For years Canadians enjoyed Vancouver author Michael V Smith’s drag alter ego, Miss Cookie LaWhore, who wrote the racy sex column Blush for Xtra Vancouver for a couple of years. But Smith – writer, comedian, filmmaker, performance artist and “occasional clown” – has pretty much changed gears in recent years. To wit, Cormorant Books has just published Smith’s terrific second novel, Progress, and he’s a creative writing professor at UBC. Does that mean his days as a clown and sex raconteur are over?
“Cookie is resting,” Michael says. “I haven’t done Cookie in years. She was a vehicle to discuss sexuality in a way that was fun and challenging, but still full of charm and appeal. A different sort of hat, you might say, but doing a similar job to all my creative output.”
About his old column Blush, Smith once wrote, “Each month, I sat down to write with the same question in mind: what about my sex life do I not want anyone to know? And that’s what I wrote.”
Today, Michael won’t discuss his sex life the way he used to – “Um, I’ll pass on that” – but he readily admits, “I still reveal a lot. I [just] spent seven years working on a book that can make me cry when I read it aloud, so I think that’s a wee more vulnerable than writing about my sex life via a persona.”
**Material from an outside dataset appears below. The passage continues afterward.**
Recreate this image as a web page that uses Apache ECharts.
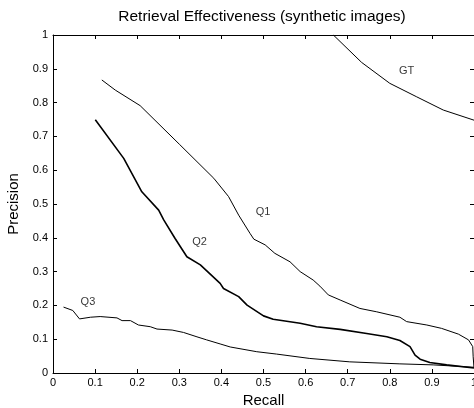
<!DOCTYPE html>
<html>
<head>
<meta charset="utf-8">
<script src="https://cdn.jsdelivr.net/npm/echarts@6/dist/echarts.min.js"></script>
<style>html,body{margin:0;padding:0;background:#fff;}#c{width:474px;height:408px;}</style>
</head>
<body>
<div id="c"></div>
<script>
var xTicks = [0,0.1,0.2,0.3,0.4,0.5,0.6,0.7,0.8,0.9,1];
var yTicks = [0,0.1,0.2,0.3,0.4,0.5,0.6,0.7,0.8,0.9,1];

var gtRecall    = [0.666,0.733,0.800,0.864,0.927,1.000];
var gtPrecision = [1.000,0.919,0.857,0.817,0.778,0.748];

var q1Recall    = [0.116,0.148,0.207,0.300,0.382,0.417,0.441,0.468,0.477,0.504,0.527,0.563,0.587,0.618,0.634,0.654,0.682,0.729,0.769,0.824,0.840,0.888,0.923,0.963,0.987,0.997,0.998,1.000];
var q1Precision = [0.867,0.837,0.791,0.677,0.576,0.522,0.467,0.413,0.396,0.379,0.354,0.329,0.300,0.275,0.257,0.231,0.216,0.191,0.181,0.165,0.152,0.142,0.132,0.115,0.098,0.078,0.048,0.015];

var q2Recall    = [0.1005,0.168,0.211,0.251,0.263,0.290,0.318,0.350,0.397,0.405,0.441,0.461,0.500,0.523,0.587,0.626,0.682,0.745,0.793,0.824,0.848,0.860,0.872,0.895,0.935,1.000];
var q2Precision = [0.749,0.635,0.536,0.482,0.453,0.398,0.344,0.320,0.265,0.250,0.226,0.201,0.169,0.159,0.147,0.137,0.129,0.117,0.107,0.096,0.078,0.053,0.041,0.031,0.024,0.015];

var q3Recall    = [0.025,0.047,0.063,0.089,0.112,0.152,0.164,0.184,0.203,0.231,0.247,0.283,0.310,0.342,0.365,0.397,0.421,0.484,0.531,0.610,0.705,0.824,0.903,1.000];
var q3Precision = [0.195,0.185,0.160,0.165,0.167,0.163,0.155,0.155,0.142,0.137,0.130,0.127,0.120,0.107,0.098,0.086,0.077,0.063,0.056,0.043,0.033,0.027,0.024,0.017];

var labelNames = ['GT','Q1','Q2','Q3'];
var labelX     = [0.840,0.499,0.348,0.083];
var labelY     = [0.893,0.476,0.389,0.211];

function pairs(xs, ys){ return xs.map(function(x,i){ return [x, ys[i]]; }); }

var FONT = '"Liberation Sans", Arial, Helvetica, sans-serif';
var chart = echarts.init(document.getElementById('c'), null, {renderer:'canvas'});

function lineSeries(name, xs, ys, w){
  return {
    name: name, type: 'line', data: pairs(xs, ys), showSymbol: false, symbol: 'none',
    lineStyle: {color: '#000', width: w}, silent: true, animation: false, clip: true
  };
}

var option = {
  animation: false,
  backgroundColor: '#fff',
  title: {
    text: 'Retrieval Effectiveness (synthetic images)',
    left: 257, top: 4, textAlign: 'center',
    textStyle: {fontFamily: FONT, fontSize: 15.5, fontWeight: 'normal', color: '#000'}
  },
  grid: {left: 53, top: 35, width: 421, height: 338, containLabel: false, outerBoundsMode: 'none'},
  xAxis: [{
    type: 'value', min: 0, max: 1, interval: 0.1, position: 'bottom',
    name: 'Recall', nameLocation: 'middle', nameGap: 20,
    nameTextStyle: {fontFamily: FONT, fontSize: 15, color: '#000'},
    axisLine: {onZero: false, lineStyle: {color: '#000', width: 1}},
    axisTick: {inside: true, length: 4, lineStyle: {color: '#000'}},
    axisLabel: {fontFamily: FONT, fontSize: 11, color: '#000', margin: 4,
      formatter: function(v){ return String(Math.round(v*10)/10); }},
    splitLine: {show: false}
  },{
    type: 'value', min: 0, max: 1, interval: 0.1, position: 'top',
    axisLine: {onZero: false, lineStyle: {color: '#000', width: 1}},
    axisTick: {inside: true, length: 4, lineStyle: {color: '#000'}},
    axisLabel: {show: false}, splitLine: {show: false}
  }],
  yAxis: [{
    type: 'value', min: 0, max: 1, interval: 0.1, position: 'left',
    name: 'Precision', nameLocation: 'middle', nameGap: 32, nameRotate: 90,
    nameTextStyle: {fontFamily: FONT, fontSize: 15, color: '#000'},
    axisLine: {show: true, onZero: false, lineStyle: {color: '#000', width: 1}},
    axisTick: {show: true, inside: true, length: 4, lineStyle: {color: '#000'}},
    axisLabel: {fontFamily: FONT, fontSize: 11, color: '#000', margin: 5,
      formatter: function(v){ return String(Math.round(v*10)/10); }},
    splitLine: {show: false}
  },{
    type: 'value', min: 0, max: 1, interval: 0.1, position: 'right',
    axisLine: {show: true, onZero: false, lineStyle: {color: '#000', width: 1}},
    axisTick: {show: true, inside: true, length: 4, lineStyle: {color: '#000'}},
    axisLabel: {show: false}, splitLine: {show: false}
  }],
  series: [
    lineSeries('GT', gtRecall, gtPrecision, 1),
    lineSeries('Q1', q1Recall, q1Precision, 1),
    lineSeries('Q2', q2Recall, q2Precision, 1.6),
    lineSeries('Q3', q3Recall, q3Precision, 1),
    {
      type: 'scatter', symbolSize: 0, silent: true,
      data: labelNames.map(function(n,i){ return {name: n, value: [labelX[i], labelY[i]]}; }),
      label: {show: true, position: 'inside', formatter: '{b}',
        fontFamily: FONT, fontSize: 11, color: '#000'}
    }
  ]
};
chart.setOption(option);
</script>
</body>
</html>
Smith – named one of Vancouver’s 25 most influential gay citizens by Vancouver Magazine – is on a book tour of Eastern Canada, with stops in Toronto (Gladstone Hotel on April 27), Kingston (Queen’s Grad Club on April 29), Cornwall (Cornwall Public Library on May 1) and Montreal (Drawn & Quarterly bookstore on May 3). His book Progress tells the story of a woman who loses her fiancé and is unable to move on with her life while everybody else around her does.
Smith says he no longer needs gay characters in his work, but he does not believe gay culture is losing its power through assimilation. “I think being woven into the mainstream is great, provided we are still doing some of that weaving. The gay marriages I’ve attended are still queer events, and everyone’s Aunt Betty and Uncle John are a little more queer for being at those celebrations. I don’t think we’re losing power. We’re gaining a new kind of power. Where we are losing power is with our sense of history. How did we get here? What was the cost of where we are today? Who paid it? That’s why stories are so important, I think. They help tell a bit of that history. They get it down on paper so we can remember it and reflect on it and carry the truth forward.”
Does he miss being outrageous?
“I still am outrageous,” he replies without missing a beat. “Or the Harper Government wouldn’t still be in power.”